What is expected: Only the lines from the start of the data through the line with "p24_pkr1_err = [1600, 250, 250, 150, 200, 400, 150]" belong in the copy. Restate them word for word, minus the pictures.
— BEGIN Supplied material —
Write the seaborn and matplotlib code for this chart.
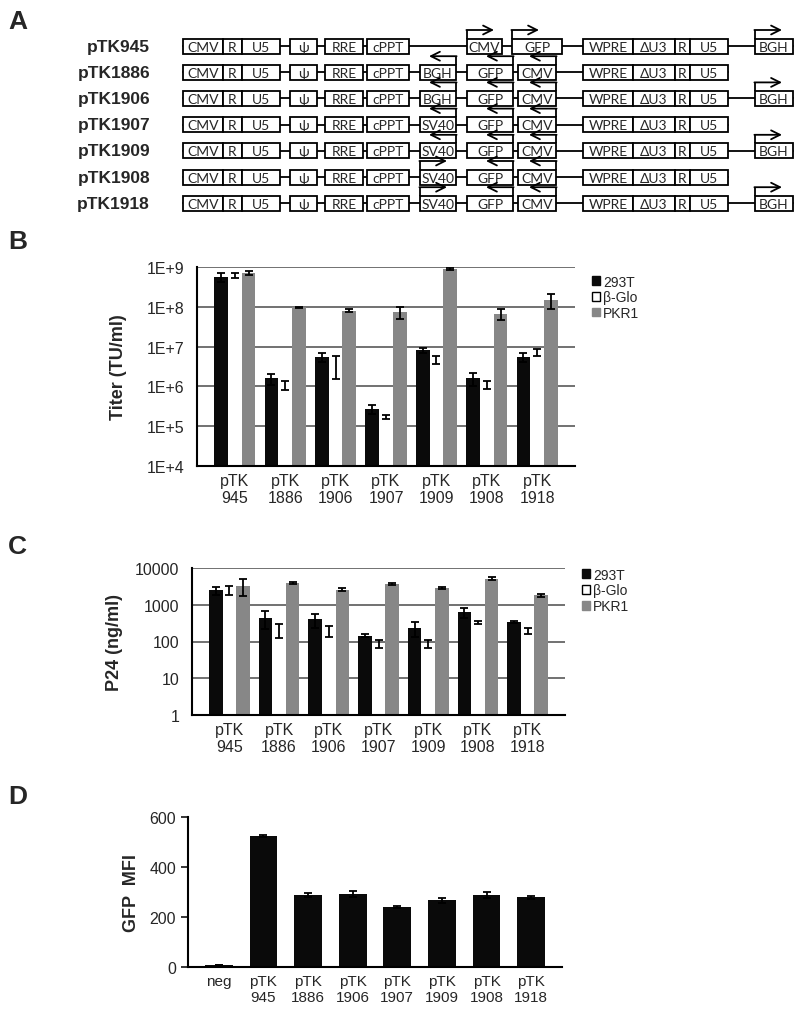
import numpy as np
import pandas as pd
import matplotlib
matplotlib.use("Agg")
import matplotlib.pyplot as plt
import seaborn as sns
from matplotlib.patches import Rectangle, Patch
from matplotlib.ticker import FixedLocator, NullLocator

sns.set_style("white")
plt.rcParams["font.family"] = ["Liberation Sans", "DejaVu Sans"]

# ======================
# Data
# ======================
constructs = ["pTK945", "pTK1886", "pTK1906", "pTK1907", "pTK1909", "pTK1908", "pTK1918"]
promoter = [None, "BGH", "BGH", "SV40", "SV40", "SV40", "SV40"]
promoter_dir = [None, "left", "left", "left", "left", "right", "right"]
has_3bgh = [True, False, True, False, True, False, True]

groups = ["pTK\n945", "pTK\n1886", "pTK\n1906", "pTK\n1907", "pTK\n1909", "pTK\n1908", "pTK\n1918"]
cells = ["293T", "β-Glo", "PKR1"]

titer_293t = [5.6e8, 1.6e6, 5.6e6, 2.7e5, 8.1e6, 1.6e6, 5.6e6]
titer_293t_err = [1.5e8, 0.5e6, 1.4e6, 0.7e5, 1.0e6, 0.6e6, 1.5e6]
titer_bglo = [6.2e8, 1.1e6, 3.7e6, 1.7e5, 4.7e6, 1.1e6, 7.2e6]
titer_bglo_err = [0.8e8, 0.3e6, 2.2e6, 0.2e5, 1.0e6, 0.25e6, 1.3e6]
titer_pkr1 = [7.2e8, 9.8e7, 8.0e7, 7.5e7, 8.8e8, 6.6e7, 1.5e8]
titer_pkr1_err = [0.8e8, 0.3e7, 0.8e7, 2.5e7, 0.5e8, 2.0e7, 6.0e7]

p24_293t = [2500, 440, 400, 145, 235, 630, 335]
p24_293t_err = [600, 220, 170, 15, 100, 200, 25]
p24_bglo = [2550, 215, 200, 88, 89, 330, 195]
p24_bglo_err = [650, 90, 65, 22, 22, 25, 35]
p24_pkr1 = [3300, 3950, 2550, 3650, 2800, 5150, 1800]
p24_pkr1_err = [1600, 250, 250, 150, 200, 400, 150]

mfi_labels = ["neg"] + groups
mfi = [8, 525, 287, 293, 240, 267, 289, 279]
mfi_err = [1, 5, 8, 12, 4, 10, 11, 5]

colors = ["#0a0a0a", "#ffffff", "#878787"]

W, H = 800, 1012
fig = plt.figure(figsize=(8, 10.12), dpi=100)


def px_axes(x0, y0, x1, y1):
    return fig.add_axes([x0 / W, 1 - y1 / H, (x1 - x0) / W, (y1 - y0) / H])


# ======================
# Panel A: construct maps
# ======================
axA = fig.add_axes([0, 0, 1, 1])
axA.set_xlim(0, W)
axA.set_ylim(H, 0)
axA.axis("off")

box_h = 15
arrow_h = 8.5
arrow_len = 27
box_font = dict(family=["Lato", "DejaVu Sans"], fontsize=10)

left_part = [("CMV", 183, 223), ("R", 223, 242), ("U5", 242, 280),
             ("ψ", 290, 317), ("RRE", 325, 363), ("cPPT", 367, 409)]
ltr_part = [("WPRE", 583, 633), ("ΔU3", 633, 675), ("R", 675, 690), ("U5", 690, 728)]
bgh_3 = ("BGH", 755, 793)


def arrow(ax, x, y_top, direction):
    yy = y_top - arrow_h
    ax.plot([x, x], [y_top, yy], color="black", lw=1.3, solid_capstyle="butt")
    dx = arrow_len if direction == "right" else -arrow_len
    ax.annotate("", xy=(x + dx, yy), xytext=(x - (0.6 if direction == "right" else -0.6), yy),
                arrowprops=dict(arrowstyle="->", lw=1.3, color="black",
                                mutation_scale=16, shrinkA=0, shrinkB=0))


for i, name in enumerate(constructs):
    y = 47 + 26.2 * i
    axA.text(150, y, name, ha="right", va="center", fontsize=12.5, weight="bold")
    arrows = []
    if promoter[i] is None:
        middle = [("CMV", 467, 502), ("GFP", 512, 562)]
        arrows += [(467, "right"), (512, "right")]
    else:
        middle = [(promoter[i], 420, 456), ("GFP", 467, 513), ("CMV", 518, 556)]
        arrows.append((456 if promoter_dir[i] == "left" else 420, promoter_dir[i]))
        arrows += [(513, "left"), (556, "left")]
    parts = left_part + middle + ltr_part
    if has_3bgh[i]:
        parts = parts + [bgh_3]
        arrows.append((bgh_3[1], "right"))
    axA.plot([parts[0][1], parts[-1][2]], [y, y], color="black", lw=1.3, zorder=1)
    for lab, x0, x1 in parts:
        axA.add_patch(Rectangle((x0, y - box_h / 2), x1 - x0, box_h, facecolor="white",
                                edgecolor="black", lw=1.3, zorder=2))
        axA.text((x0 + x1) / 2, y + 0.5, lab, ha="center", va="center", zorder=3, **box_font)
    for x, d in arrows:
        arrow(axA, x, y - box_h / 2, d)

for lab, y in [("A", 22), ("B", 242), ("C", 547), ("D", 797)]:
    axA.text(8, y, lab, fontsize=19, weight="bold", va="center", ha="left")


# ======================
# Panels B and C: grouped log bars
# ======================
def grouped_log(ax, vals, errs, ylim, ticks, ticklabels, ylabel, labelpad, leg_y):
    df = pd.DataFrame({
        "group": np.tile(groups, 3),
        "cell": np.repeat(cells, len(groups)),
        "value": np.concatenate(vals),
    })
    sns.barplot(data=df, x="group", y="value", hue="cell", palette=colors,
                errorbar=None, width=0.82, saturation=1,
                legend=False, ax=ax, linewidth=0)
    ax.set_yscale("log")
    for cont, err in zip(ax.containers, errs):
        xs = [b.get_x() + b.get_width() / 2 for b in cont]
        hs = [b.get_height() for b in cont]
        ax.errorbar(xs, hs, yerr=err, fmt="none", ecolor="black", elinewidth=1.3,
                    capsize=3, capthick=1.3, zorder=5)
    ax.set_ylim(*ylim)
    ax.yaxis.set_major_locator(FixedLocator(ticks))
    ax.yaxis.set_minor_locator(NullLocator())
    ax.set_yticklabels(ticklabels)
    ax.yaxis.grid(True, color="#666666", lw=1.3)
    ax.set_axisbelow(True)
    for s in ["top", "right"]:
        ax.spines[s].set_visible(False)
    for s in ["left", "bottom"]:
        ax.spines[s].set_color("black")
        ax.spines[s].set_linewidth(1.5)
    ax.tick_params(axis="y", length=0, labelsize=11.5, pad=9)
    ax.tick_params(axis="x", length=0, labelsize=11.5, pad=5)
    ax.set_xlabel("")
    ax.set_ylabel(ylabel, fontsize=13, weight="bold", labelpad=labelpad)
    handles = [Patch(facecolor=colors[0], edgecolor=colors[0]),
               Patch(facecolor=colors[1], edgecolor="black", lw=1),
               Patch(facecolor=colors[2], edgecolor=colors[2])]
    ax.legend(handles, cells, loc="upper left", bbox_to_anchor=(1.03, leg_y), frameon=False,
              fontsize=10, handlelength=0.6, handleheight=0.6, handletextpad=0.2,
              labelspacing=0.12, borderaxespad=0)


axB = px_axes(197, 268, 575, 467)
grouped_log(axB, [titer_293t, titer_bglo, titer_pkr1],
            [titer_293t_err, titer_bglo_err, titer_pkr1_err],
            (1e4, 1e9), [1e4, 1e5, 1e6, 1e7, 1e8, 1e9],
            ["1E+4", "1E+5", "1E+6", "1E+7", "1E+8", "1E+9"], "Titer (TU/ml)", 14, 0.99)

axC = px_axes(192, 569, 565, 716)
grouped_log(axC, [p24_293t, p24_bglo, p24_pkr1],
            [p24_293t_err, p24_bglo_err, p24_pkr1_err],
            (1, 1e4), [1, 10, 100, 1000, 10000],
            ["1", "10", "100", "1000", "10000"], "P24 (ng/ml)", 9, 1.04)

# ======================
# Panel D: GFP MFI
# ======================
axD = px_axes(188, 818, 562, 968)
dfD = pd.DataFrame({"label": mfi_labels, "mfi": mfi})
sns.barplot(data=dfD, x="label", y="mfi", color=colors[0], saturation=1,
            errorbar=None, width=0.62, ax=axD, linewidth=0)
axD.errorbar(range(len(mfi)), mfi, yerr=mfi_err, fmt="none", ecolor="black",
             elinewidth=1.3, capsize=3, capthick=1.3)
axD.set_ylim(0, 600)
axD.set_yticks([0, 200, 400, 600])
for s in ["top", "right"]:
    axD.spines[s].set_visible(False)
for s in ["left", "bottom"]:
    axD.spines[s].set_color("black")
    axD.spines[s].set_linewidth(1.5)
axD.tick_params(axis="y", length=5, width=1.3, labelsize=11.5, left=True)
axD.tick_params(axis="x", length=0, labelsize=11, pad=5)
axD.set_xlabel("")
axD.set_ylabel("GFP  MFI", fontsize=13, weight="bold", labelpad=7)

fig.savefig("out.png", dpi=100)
— END Supplied material —
Solution for this task:
Write the seaborn and matplotlib code for this chart.
import numpy as np
import pandas as pd
import matplotlib
matplotlib.use("Agg")
import matplotlib.pyplot as plt
import seaborn as sns
from matplotlib.patches import Rectangle, Patch
from matplotlib.ticker import FixedLocator, NullLocator

sns.set_style("white")
plt.rcParams["font.family"] = ["Liberation Sans", "DejaVu Sans"]

# ======================
# Data
# ======================
constructs = ["pTK945", "pTK1886", "pTK1906", "pTK1907", "pTK1909", "pTK1908", "pTK1918"]
promoter = [None, "BGH", "BGH", "SV40", "SV40", "SV40", "SV40"]
promoter_dir = [None, "left", "left", "left", "left", "right", "right"]
has_3bgh = [True, False, True, False, True, False, True]

groups = ["pTK\n945", "pTK\n1886", "pTK\n1906", "pTK\n1907", "pTK\n1909", "pTK\n1908", "pTK\n1918"]
cells = ["293T", "β-Glo", "PKR1"]

titer_293t = [5.6e8, 1.6e6, 5.6e6, 2.7e5, 8.1e6, 1.6e6, 5.6e6]
titer_293t_err = [1.5e8, 0.5e6, 1.4e6, 0.7e5, 1.0e6, 0.6e6, 1.5e6]
titer_bglo = [6.2e8, 1.1e6, 3.7e6, 1.7e5, 4.7e6, 1.1e6, 7.2e6]
titer_bglo_err = [0.8e8, 0.3e6, 2.2e6, 0.2e5, 1.0e6, 0.25e6, 1.3e6]
titer_pkr1 = [7.2e8, 9.8e7, 8.0e7, 7.5e7, 8.8e8, 6.6e7, 1.5e8]
titer_pkr1_err = [0.8e8, 0.3e7, 0.8e7, 2.5e7, 0.5e8, 2.0e7, 6.0e7]

p24_293t = [2500, 440, 400, 145, 235, 630, 335]
p24_293t_err = [600, 220, 170, 15, 100, 200, 25]
p24_bglo = [2550, 215, 200, 88, 89, 330, 195]
p24_bglo_err = [650, 90, 65, 22, 22, 25, 35]
p24_pkr1 = [3300, 3950, 2550, 3650, 2800, 5150, 1800]
p24_pkr1_err = [1600, 250, 250, 150, 200, 400, 150]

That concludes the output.